_SHORT TASK_: For the listing below, give the count of lines containing "diagram", and no other text.

_RECORDS FOR THE EXERCISE_:
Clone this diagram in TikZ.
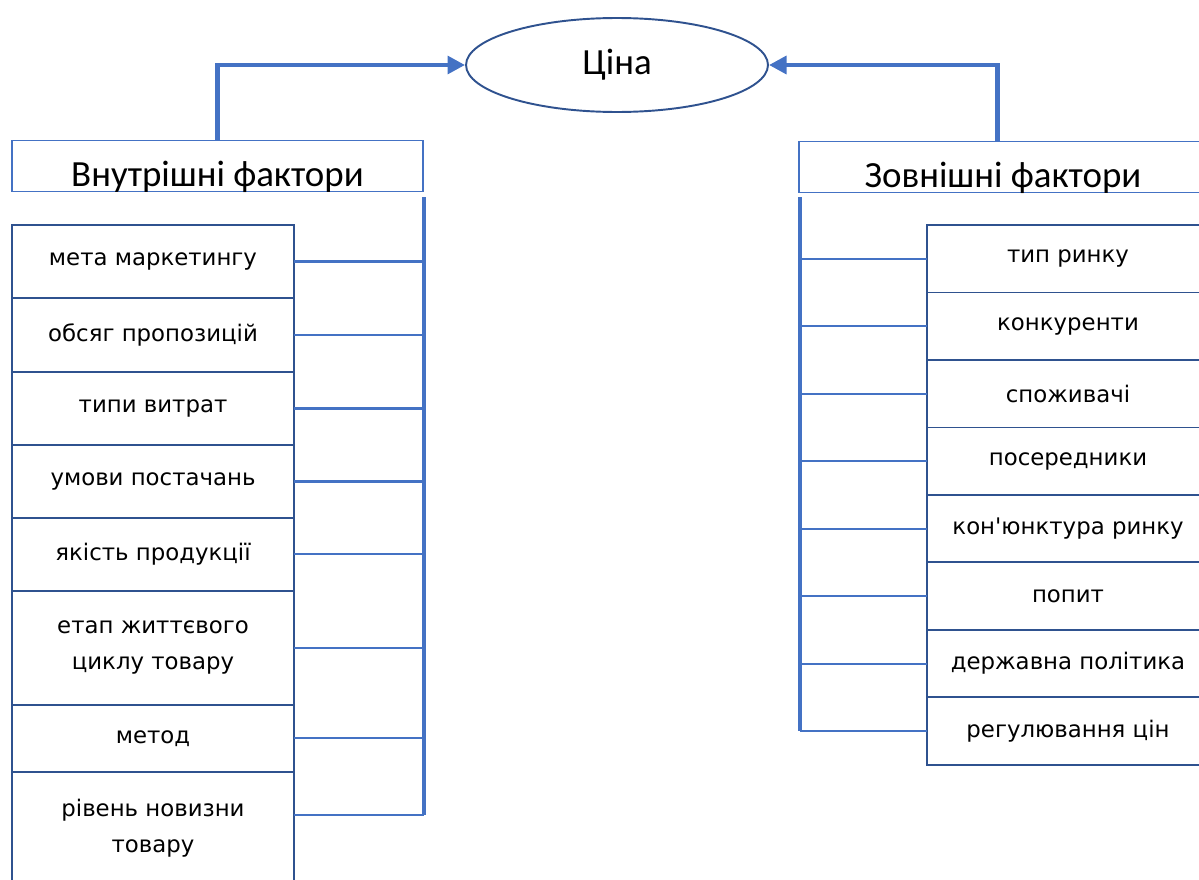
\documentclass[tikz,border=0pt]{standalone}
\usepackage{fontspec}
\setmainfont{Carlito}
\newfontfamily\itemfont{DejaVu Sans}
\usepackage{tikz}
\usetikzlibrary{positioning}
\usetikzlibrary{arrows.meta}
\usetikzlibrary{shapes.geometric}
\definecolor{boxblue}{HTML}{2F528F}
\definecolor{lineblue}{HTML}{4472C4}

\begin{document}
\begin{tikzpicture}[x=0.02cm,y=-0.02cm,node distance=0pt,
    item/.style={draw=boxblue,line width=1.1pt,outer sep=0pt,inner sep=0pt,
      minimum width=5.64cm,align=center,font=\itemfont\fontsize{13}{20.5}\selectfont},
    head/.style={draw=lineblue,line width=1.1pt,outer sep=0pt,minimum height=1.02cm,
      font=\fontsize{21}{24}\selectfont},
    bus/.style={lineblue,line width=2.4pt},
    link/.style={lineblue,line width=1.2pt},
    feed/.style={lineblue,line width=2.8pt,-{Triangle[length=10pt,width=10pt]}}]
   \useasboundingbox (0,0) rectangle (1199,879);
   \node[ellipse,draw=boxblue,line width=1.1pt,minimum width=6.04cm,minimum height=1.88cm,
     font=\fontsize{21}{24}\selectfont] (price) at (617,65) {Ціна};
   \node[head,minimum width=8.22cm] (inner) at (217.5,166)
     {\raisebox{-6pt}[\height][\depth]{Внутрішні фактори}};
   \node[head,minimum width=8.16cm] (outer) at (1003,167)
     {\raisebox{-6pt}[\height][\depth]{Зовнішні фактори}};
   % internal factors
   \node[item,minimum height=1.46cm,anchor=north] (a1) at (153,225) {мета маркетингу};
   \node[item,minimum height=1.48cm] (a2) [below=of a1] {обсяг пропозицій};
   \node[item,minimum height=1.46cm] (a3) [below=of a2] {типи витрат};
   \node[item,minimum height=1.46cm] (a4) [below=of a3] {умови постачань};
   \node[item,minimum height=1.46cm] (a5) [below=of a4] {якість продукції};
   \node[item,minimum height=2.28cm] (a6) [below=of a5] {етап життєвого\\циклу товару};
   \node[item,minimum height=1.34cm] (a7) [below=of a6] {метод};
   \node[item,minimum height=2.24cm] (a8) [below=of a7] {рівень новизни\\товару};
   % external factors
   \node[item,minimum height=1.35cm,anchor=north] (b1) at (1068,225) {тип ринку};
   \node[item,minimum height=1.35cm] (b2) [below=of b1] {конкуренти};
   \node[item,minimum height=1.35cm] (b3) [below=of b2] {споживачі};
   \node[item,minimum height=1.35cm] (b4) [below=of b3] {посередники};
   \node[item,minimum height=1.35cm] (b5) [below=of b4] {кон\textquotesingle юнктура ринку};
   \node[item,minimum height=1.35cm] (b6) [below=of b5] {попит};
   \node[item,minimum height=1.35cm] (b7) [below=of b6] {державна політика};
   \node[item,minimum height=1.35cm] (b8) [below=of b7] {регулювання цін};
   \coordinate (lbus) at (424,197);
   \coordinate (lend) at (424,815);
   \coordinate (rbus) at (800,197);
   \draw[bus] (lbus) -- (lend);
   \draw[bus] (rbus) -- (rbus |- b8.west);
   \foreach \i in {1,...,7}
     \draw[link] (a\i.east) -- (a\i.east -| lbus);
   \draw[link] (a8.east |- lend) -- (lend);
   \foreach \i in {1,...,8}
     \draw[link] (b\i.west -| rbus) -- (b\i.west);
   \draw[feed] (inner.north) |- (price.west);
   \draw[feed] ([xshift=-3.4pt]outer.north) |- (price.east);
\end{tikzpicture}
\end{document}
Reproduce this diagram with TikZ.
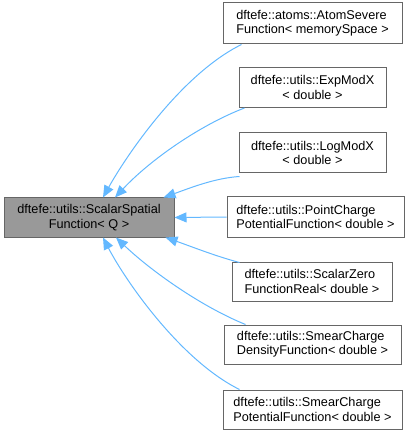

_SOLUTION TO THIS EXERCISE_: 2